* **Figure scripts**

— BEGIN —

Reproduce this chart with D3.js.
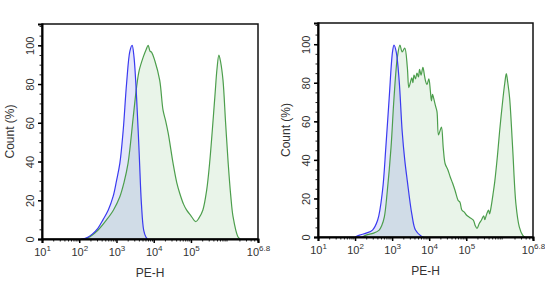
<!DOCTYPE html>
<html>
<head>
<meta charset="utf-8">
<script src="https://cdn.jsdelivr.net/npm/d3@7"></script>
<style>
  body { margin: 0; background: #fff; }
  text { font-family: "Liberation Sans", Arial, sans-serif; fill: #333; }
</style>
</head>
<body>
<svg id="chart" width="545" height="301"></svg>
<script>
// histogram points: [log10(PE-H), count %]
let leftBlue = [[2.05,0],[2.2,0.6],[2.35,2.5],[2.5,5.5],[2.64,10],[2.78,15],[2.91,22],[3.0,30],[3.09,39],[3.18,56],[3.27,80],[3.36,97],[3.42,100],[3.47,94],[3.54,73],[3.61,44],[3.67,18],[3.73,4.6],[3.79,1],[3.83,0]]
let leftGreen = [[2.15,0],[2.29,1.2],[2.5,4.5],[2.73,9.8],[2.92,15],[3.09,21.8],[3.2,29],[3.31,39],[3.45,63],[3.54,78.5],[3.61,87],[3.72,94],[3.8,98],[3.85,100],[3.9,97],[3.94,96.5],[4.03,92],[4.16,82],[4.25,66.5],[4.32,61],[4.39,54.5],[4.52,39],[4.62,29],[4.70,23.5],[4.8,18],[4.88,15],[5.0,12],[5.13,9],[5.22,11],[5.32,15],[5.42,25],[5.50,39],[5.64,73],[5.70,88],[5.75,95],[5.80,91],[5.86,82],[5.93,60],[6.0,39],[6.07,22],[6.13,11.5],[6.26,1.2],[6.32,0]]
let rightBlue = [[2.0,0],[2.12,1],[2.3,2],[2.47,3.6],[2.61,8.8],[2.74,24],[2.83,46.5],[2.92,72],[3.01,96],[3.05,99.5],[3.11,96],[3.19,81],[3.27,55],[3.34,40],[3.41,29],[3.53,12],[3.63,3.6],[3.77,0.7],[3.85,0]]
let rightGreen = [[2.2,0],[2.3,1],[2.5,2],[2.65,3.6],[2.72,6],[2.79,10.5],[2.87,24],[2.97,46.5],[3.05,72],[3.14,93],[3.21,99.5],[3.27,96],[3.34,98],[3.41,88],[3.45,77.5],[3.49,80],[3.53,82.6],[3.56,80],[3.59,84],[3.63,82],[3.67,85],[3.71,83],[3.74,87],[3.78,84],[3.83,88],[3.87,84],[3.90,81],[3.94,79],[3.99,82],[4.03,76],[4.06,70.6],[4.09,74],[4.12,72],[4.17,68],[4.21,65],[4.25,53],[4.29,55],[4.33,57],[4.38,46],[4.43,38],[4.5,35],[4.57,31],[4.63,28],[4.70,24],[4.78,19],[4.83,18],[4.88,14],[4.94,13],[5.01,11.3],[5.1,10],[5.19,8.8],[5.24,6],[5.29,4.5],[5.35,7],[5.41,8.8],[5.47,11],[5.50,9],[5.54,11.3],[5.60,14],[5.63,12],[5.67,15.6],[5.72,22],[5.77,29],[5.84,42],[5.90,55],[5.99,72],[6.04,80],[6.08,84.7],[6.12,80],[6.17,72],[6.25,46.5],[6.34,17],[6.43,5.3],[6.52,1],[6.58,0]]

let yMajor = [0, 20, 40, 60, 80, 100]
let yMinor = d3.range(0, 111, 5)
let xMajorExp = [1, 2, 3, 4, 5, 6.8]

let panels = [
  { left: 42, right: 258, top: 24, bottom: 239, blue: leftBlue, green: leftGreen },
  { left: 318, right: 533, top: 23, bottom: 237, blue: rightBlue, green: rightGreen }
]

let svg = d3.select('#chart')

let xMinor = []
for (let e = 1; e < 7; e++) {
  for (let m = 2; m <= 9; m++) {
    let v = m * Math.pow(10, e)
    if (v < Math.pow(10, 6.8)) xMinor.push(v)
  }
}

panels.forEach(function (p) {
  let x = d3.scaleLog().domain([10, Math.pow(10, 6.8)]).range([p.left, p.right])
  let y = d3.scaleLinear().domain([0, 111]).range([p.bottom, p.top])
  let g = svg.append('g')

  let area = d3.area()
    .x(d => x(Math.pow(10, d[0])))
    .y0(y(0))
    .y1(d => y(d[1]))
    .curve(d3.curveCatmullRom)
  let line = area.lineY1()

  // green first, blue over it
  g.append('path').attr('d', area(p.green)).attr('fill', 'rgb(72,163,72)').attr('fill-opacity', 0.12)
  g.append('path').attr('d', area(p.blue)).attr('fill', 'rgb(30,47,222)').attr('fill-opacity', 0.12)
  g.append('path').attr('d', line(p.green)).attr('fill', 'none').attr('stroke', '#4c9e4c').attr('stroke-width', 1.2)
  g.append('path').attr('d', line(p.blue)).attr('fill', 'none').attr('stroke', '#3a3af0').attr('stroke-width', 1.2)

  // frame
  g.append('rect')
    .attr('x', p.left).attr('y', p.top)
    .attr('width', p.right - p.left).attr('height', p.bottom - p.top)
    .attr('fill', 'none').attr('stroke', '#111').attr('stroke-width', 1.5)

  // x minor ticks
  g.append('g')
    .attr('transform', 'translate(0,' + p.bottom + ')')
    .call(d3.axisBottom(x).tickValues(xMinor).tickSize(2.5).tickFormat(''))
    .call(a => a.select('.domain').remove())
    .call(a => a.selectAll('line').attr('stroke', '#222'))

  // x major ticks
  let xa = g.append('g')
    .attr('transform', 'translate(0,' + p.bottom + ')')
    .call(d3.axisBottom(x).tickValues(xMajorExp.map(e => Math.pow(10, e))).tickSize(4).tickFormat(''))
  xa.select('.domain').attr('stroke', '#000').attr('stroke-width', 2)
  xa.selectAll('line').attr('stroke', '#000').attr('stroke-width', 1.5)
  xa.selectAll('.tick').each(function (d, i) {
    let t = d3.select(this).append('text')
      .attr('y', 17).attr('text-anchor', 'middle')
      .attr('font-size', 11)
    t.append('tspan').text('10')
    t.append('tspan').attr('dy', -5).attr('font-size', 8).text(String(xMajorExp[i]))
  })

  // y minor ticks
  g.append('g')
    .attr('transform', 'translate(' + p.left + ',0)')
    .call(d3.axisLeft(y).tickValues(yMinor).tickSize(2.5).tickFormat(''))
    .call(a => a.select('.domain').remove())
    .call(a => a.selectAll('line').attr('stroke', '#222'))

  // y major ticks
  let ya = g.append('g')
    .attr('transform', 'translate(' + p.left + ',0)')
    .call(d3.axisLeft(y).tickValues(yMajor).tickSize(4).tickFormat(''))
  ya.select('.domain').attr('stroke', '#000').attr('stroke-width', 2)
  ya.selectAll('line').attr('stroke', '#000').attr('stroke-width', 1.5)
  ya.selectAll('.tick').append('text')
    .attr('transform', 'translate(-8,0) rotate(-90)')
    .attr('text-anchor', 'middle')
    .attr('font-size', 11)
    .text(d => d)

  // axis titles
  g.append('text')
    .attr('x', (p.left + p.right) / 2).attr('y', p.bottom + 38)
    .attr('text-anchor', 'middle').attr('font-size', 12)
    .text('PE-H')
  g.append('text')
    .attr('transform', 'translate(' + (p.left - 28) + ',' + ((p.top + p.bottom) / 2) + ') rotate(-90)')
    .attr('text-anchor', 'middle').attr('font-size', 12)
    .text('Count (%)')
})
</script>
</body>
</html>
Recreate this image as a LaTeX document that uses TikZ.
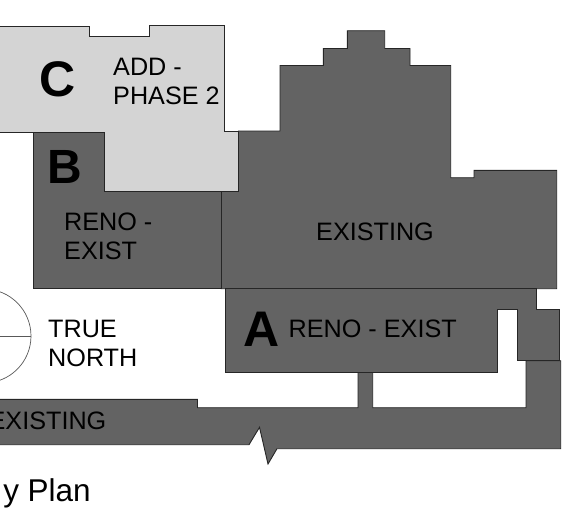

— END —

* **Task instructions**
Copy out all of the data word for word. Do not carry over any picture.

* **Finished answer**
Reproduce this chart with D3.js.
<!DOCTYPE html>
<html>
<head>
<meta charset="utf-8">
<script src="https://cdn.jsdelivr.net/npm/d3@7"></script>
<style>
  body { margin: 0; background: #fff; }
  text { font-family: "Liberation Sans", Arial, sans-serif; fill: #333; }
</style>
</head>
<body>
<svg id="chart" width="545" height="301"></svg>
<script>
// histogram points: [log10(PE-H), count %]
let leftBlue = [[2.05,0],[2.2,0.6],[2.35,2.5],[2.5,5.5],[2.64,10],[2.78,15],[2.91,22],[3.0,30],[3.09,39],[3.18,56],[3.27,80],[3.36,97],[3.42,100],[3.47,94],[3.54,73],[3.61,44],[3.67,18],[3.73,4.6],[3.79,1],[3.83,0]]
let leftGreen = [[2.15,0],[2.29,1.2],[2.5,4.5],[2.73,9.8],[2.92,15],[3.09,21.8],[3.2,29],[3.31,39],[3.45,63],[3.54,78.5],[3.61,87],[3.72,94],[3.8,98],[3.85,100],[3.9,97],[3.94,96.5],[4.03,92],[4.16,82],[4.25,66.5],[4.32,61],[4.39,54.5],[4.52,39],[4.62,29],[4.70,23.5],[4.8,18],[4.88,15],[5.0,12],[5.13,9],[5.22,11],[5.32,15],[5.42,25],[5.50,39],[5.64,73],[5.70,88],[5.75,95],[5.80,91],[5.86,82],[5.93,60],[6.0,39],[6.07,22],[6.13,11.5],[6.26,1.2],[6.32,0]]
let rightBlue = [[2.0,0],[2.12,1],[2.3,2],[2.47,3.6],[2.61,8.8],[2.74,24],[2.83,46.5],[2.92,72],[3.01,96],[3.05,99.5],[3.11,96],[3.19,81],[3.27,55],[3.34,40],[3.41,29],[3.53,12],[3.63,3.6],[3.77,0.7],[3.85,0]]
let rightGreen = [[2.2,0],[2.3,1],[2.5,2],[2.65,3.6],[2.72,6],[2.79,10.5],[2.87,24],[2.97,46.5],[3.05,72],[3.14,93],[3.21,99.5],[3.27,96],[3.34,98],[3.41,88],[3.45,77.5],[3.49,80],[3.53,82.6],[3.56,80],[3.59,84],[3.63,82],[3.67,85],[3.71,83],[3.74,87],[3.78,84],[3.83,88],[3.87,84],[3.90,81],[3.94,79],[3.99,82],[4.03,76],[4.06,70.6],[4.09,74],[4.12,72],[4.17,68],[4.21,65],[4.25,53],[4.29,55],[4.33,57],[4.38,46],[4.43,38],[4.5,35],[4.57,31],[4.63,28],[4.70,24],[4.78,19],[4.83,18],[4.88,14],[4.94,13],[5.01,11.3],[5.1,10],[5.19,8.8],[5.24,6],[5.29,4.5],[5.35,7],[5.41,8.8],[5.47,11],[5.50,9],[5.54,11.3],[5.60,14],[5.63,12],[5.67,15.6],[5.72,22],[5.77,29],[5.84,42],[5.90,55],[5.99,72],[6.04,80],[6.08,84.7],[6.12,80],[6.17,72],[6.25,46.5],[6.34,17],[6.43,5.3],[6.52,1],[6.58,0]]

let yMajor = [0, 20, 40, 60, 80, 100]
let yMinor = d3.range(0, 111, 5)
let xMajorExp = [1, 2, 3, 4, 5, 6.8]

let panels = [
  { left: 42, right: 258, top: 24, bottom: 239, blue: leftBlue, green: leftGreen },
  { left: 318, right: 533, top: 23, bottom: 237, blue: rightBlue, green: rightGreen }
]

let svg = d3.select('#chart')

let xMinor = []
for (let e = 1; e < 7; e++) {
  for (let m = 2; m <= 9; m++) {
    let v = m * Math.pow(10, e)
    if (v < Math.pow(10, 6.8)) xMinor.push(v)
  }
}

panels.forEach(function (p) {
  let x = d3.scaleLog().domain([10, Math.pow(10, 6.8)]).range([p.left, p.right])
  let y = d3.scaleLinear().domain([0, 111]).range([p.bottom, p.top])
  let g = svg.append('g')

  let area = d3.area()
    .x(d => x(Math.pow(10, d[0])))
    .y0(y(0))
    .y1(d => y(d[1]))
    .curve(d3.curveCatmullRom)
  let line = area.lineY1()

  // green first, blue over it
  g.append('path').attr('d', area(p.green)).attr('fill', 'rgb(72,163,72)').attr('fill-opacity', 0.12)
  g.append('path').attr('d', area(p.blue)).attr('fill', 'rgb(30,47,222)').attr('fill-opacity', 0.12)
  g.append('path').attr('d', line(p.green)).attr('fill', 'none').attr('stroke', '#4c9e4c').attr('stroke-width', 1.2)
  g.append('path').attr('d', line(p.blue)).attr('fill', 'none').attr('stroke', '#3a3af0').attr('stroke-width', 1.2)

  // frame
  g.append('rect')
    .attr('x', p.left).attr('y', p.top)
    .attr('width', p.right - p.left).attr('height', p.bottom - p.top)
    .attr('fill', 'none').attr('stroke', '#111').attr('stroke-width', 1.5)

  // x minor ticks
  g.append('g')
    .attr('transform', 'translate(0,' + p.bottom + ')')
    .call(d3.axisBottom(x).tickValues(xMinor).tickSize(2.5).tickFormat(''))
    .call(a => a.select('.domain').remove())
    .call(a => a.selectAll('line').attr('stroke', '#222'))

  // x major ticks
  let xa = g.append('g')
    .attr('transform', 'translate(0,' + p.bottom + ')')
    .call(d3.axisBottom(x).tickValues(xMajorExp.map(e => Math.pow(10, e))).tickSize(4).tickFormat(''))
  xa.select('.domain').attr('stroke', '#000').attr('stroke-width', 2)
  xa.selectAll('line').attr('stroke', '#000').attr('stroke-width', 1.5)
  xa.selectAll('.tick').each(function (d, i) {
    let t = d3.select(this).append('text')
      .attr('y', 17).attr('text-anchor', 'middle')
      .attr('font-size', 11)
    t.append('tspan').text('10')
    t.append('tspan').attr('dy', -5).attr('font-size', 8).text(String(xMajorExp[i]))
  })

  // y minor ticks
  g.append('g')
    .attr('transform', 'translate(' + p.left + ',0)')
    .call(d3.axisLeft(y).tickValues(yMinor).tickSize(2.5).tickFormat(''))
    .call(a => a.select('.domain').remove())
    .call(a => a.selectAll('line').attr('stroke', '#222'))

  // y major ticks
  let ya = g.append('g')
    .attr('transform', 'translate(' + p.left + ',0)')
    .call(d3.axisLeft(y).tickValues(yMajor).tickSize(4).tickFormat(''))
  ya.select('.domain').attr('stroke', '#000').attr('stroke-width', 2)
  ya.selectAll('line').attr('stroke', '#000').attr('stroke-width', 1.5)
  ya.selectAll('.tick').append('text')
    .attr('transform', 'translate(-8,0) rotate(-90)')
    .attr('text-anchor', 'middle')
    .attr('font-size', 11)
    .text(d => d)

  // axis titles
  g.append('text')
    .attr('x', (p.left + p.right) / 2).attr('y', p.bottom + 38)
    .attr('text-anchor', 'middle').attr('font-size', 12)
    .text('PE-H')
  g.append('text')
    .attr('transform', 'translate(' + (p.left - 28) + ',' + ((p.top + p.bottom) / 2) + ') rotate(-90)')
    .attr('text-anchor', 'middle').attr('font-size', 12)
    .text('Count (%)')
})
</script>
</body>
</html>
Recreate this image as a LaTeX document that uses TikZ.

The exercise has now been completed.